The hardest part of meditation for me is the phase in which I am praying for the world beyond my own. What I mean by that is that when I am done praying for my loved ones and the people at church who need prayer, I need to extend prayer out to all sentient beings around the planet before entering into the silent, wordless conversation with which I end the sitting. And that last bit – the all sentient beings bit- it hard. How do we pray for people we have never met, will never meet, and with whom we may have rather radical differences?
My Buddhist friend calls it the armless mother prayer and I get that. She says that this prayer for the beings on our planet is simply a matter of feeling compassion for them in their suffering without the luxury of being able to do anything about it. She calls it the armless mother prayer because she imagines an armless mother whose child has just fallen into a river. That passion of the mother – that agony felt by her for her child is all the more wrenching because there is nothing she can do. But does she simply not feel the feeling? No. She feels. She feels, in wrenching agony, the pain of seeing suffering and death without the ability to change it in the moment.

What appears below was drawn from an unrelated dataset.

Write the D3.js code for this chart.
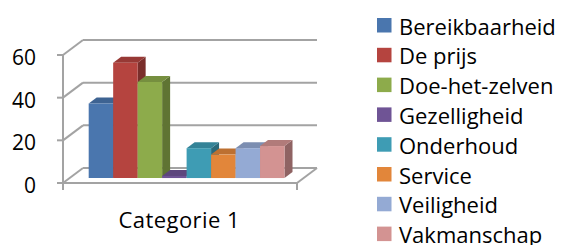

We Americans are not very good at this kind of prayer because we are conditioned by the media and our television/radio habits to feast on horrible news all day and all night without feeling much. But in prayer for the planet, we do feel. We feel as a way to offer them up to God in the humility of not being able to do much about their suffering.
Meditation holds time for asking for what we need. It holds time for asking for what others need. It even holds time for union with God. But it must also hold time for holding the agony of the suffering in this planet without the luxury of being a fixer. And Lent is a good time to grow our capacity for that kind of prayer.